Around this time, Kastner took up sailboat racing, winning a National Championship title for 13-foot Cyclone boats and another in the 30-foot keel boats class, in addition to several Fleet and District Championships. Attempts to turn his interest in sailing into viable businesses were unsuccessful.

Discussions with friend and early turbocharging expert Hugh MacInnes led Kastner to establish Arkay Incorporated in Hawthorne California. Arkay developed complete kits for aftermarket turbocharger installations for a wide variety of cars and engines. Arkay were also involved in general development and suspension work. NASA used Arkay-supplied parts in their evaluation of turbocharged rotary engines for aircraft use.

Through Arkay, Kastner was involved in a plan to sell a modified version of the AC 3000ME in the United States. One 3000ME chassis was shipped to the Arkay shops, where possible drivetrains, including a Chevrolet V6 and Ford inline-four, were evaluated. Eventually a Buick V6 was installed, but Buick pulled out of the project shortly after. Shelby employee Ray Geddes saw the car in Kastner's shop and got Shelby involved. At the time Shelby was working with Chrysler, for whom Kastner had already done a turbocharged 2.2 L engine. The project was renamed the Shelby ME 2.2 Turbo, but did not reach production.

Kastner sold Arkay Incorporated in 1985.

==Nissan==
In 1986, Kastner was offered the position of National Motorsports Manager for Nissan by Nissan Marketing Director John Borgen. This put him in charge of the off-road truck programs, the amateur racing program, the showroom stock racing programs, and the GTP program. At the time, some of Nissan's upper management wanted to terminate the GTP program, which was operated by the Electramotive Team. Kastner hired Ashley Page as team manager and Trevor Harris as team engineer.

Kastner and his new GTP staff started making changes. The chassis was redesigned. A different gearbox was selected. Problems with tire supplies were resolved when Goodyear agreed to supply the team. A new all-aluminum engine block was developed by Electramotive.

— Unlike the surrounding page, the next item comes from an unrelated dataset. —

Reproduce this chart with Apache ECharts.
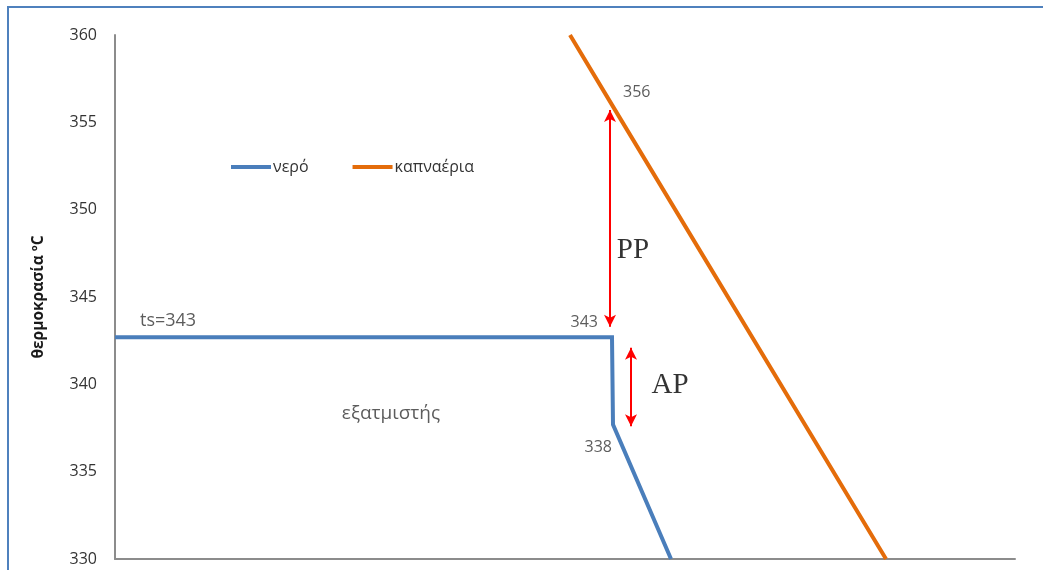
<!DOCTYPE html>
<html>
<head>
<meta charset="utf-8">
<script src="https://cdn.jsdelivr.net/npm/echarts@6/dist/echarts.min.js"></script>
<style>
  html, body { margin: 0; padding: 0; background: #fff; }
  #chart { width: 1043px; height: 570px; }
</style>
</head>
<body>
<div id="chart"></div>
<script>
// Temperature profile along the evaporator: water (νερό) and flue gas (καπναέρια)
const seriesNames = ['νερό', 'καπναέρια'];
const waterX = [0, 497, 498, 556];
const waterT = [342.7, 342.7, 337.7, 330];
const gasX = [455, 497, 771];
const gasT = [360, 356, 330];
const yTicks = [330, 335, 340, 345, 350, 355, 360];

// Pinch point (PP) and approach point (AP) spans: [x, from, to]
const ppSpan = [495, 355.7, 343.3];
const apSpan = [516, 342.1, 337.6];

const pair = (xs, ys) => xs.map((x, i) => [x, ys[i]]);
const fmt = v => String(Math.round(v));

const textColor = '#333333';
const labelFont = { fontFamily: 'Open Sans', fontSize: 16, color: textColor };

function valueLabel(x, y, text, dx, dy, align, size) {
  return {
    value: [x, y],
    label: Object.assign({
      show: true, position: 'inside', formatter: text,
      offset: [dx, dy], align: align, verticalAlign: 'middle'
    }, labelFont, size ? { fontSize: size } : {})
  };
}

const chart = echarts.init(document.getElementById('chart'), null, { renderer: 'canvas' });

chart.setOption({
  animation: false,
  backgroundColor: '#ffffff',
  grid: { left: 115, right: 28, top: 35, bottom: 11 },
  legend: {
    data: seriesNames,
    left: 226, top: 154,
    icon: 'rect', itemWidth: 40, itemHeight: 4, itemGap: 44,
    textStyle: { fontFamily: 'Open Sans', fontSize: 16, color: textColor, padding: [0, 0, 0, -3] }
  },
  xAxis: {
    type: 'value', min: 0, max: 900,
    axisLine: { show: true, lineStyle: { color: '#8c8c8c', width: 2 } },
    axisTick: { show: false }, axisLabel: { show: false }, splitLine: { show: false }
  },
  yAxis: {
    type: 'value', min: yTicks[0], max: yTicks[yTicks.length - 1], interval: 5,
    name: 'θερμοκρασία ºC', nameLocation: 'middle', nameGap: 68, nameRotate: 90,
    nameTextStyle: { fontFamily: 'Open Sans', fontSize: 15.5, fontWeight: 'bold', color: '#1a1a1a' },
    axisLine: { show: true, lineStyle: { color: '#8c8c8c', width: 2 } },
    axisTick: { show: false }, splitLine: { show: false },
    axisLabel: { margin: 18, fontFamily: 'Open Sans', fontSize: 16, color: textColor }
  },
  series: [
    {
      name: seriesNames[0], type: 'line', data: pair(waterX, waterT),
      symbol: 'none', color: '#4a7ebb',
      lineStyle: { width: 4, color: '#4a7ebb', join: 'miter' }, silent: true
    },
    {
      name: seriesNames[1], type: 'line', data: pair(gasX, gasT),
      symbol: 'none', color: '#e46c0a',
      lineStyle: { width: 4, color: '#e46c0a' }, silent: true
    },
    {
      name: 'spans', type: 'line', data: [], silent: true,
      markLine: {
        silent: true, symbol: ['arrow', 'arrow'], symbolSize: [9, 12],
        label: { show: false },
        lineStyle: { color: '#ff0000', width: 2, type: 'solid' },
        emphasis: { disabled: true },
        data: [
          [{ coord: [ppSpan[0], ppSpan[1]] }, { coord: [ppSpan[0], ppSpan[2]] }],
          [{ coord: [apSpan[0], apSpan[1]] }, { coord: [apSpan[0], apSpan[2]] }]
        ]
      }
    },
    {
      name: 'values', type: 'scatter', silent: true, symbolSize: 1,
      itemStyle: { color: 'rgba(0,0,0,0)' },
      data: [
        valueLabel(waterX[0], waterT[0], 'ts=' + fmt(waterT[0]), 25, -16, 'left', 18),
        valueLabel(waterX[1], waterT[1], fmt(waterT[1]), -14, -15, 'right'),
        valueLabel(waterX[2], waterT[2], fmt(waterT[2]), -1, 23, 'right'),
        valueLabel(gasX[1], gasT[1], fmt(gasT[1]), 11, -12, 'left')
      ]
    },
    {
      name: 'notes', type: 'scatter', silent: true, symbolSize: 1,
      itemStyle: { color: 'rgba(0,0,0,0)' },
      data: [
        { value: [276, 338.35], label: Object.assign({ show: true, position: 'inside', formatter: 'εξατμιστής' }, labelFont, { fontSize: 19 }) },
        { value: [518, 347.65], label: { show: true, position: 'inside', formatter: 'PP', fontFamily: 'Liberation Serif', fontSize: 29, color: '#000' } },
        { value: [555, 339.95], label: { show: true, position: 'inside', formatter: 'AP', fontFamily: 'Liberation Serif', fontSize: 29, color: '#000' } }
      ]
    }
  ],
  graphic: [
    {
      type: 'rect', silent: true, z: 100,
      shape: { x: 8, y: 7, width: 1060, height: 600 },
      style: { fill: 'none', stroke: '#4f81bd', lineWidth: 2 }
    }
  ]
});
</script>
</body>
</html>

At Kastner's direction, Electramotive was bought outright by Nissan, and a new group, Nissan Performance Technology Incorporated (NPTI), was established in Vista California with Kastner as Vice President of Operations. At NPTI Kastner had a team of over 225 working for him. Economic problems later forced Nissan to focus exclusively on their IMSA production efforts. All plans for the subsequent GTP season and all drivers contracts were cancelled. The team was disbanded, and Kastner formally retired from racing.

During Kastner's tenure, the Team Nissan GTP car won the drivers championship four years in a row, and the Manufacturers Championship three years in a row. In 1988 they won 8 consecutive GTP events.

==Personal life==
Kastner's first wife died in 1997. He married long-time friend Peggy DeMerritt in November 2000. It was Peggy who encouraged him to get involved in vintage racing.

Kastner served as grand marshal at several vintage racing events, including the Kastner Cup, which is awarded to one Triumph competitor each year.

In 2016, Kastner received the Harry Webster award for his contributions to the Standard Triumph movement. Kastner was inducted into the British Sports Car Hall of Fame in 2017.

Kastner died 11 April 2021, aged 92.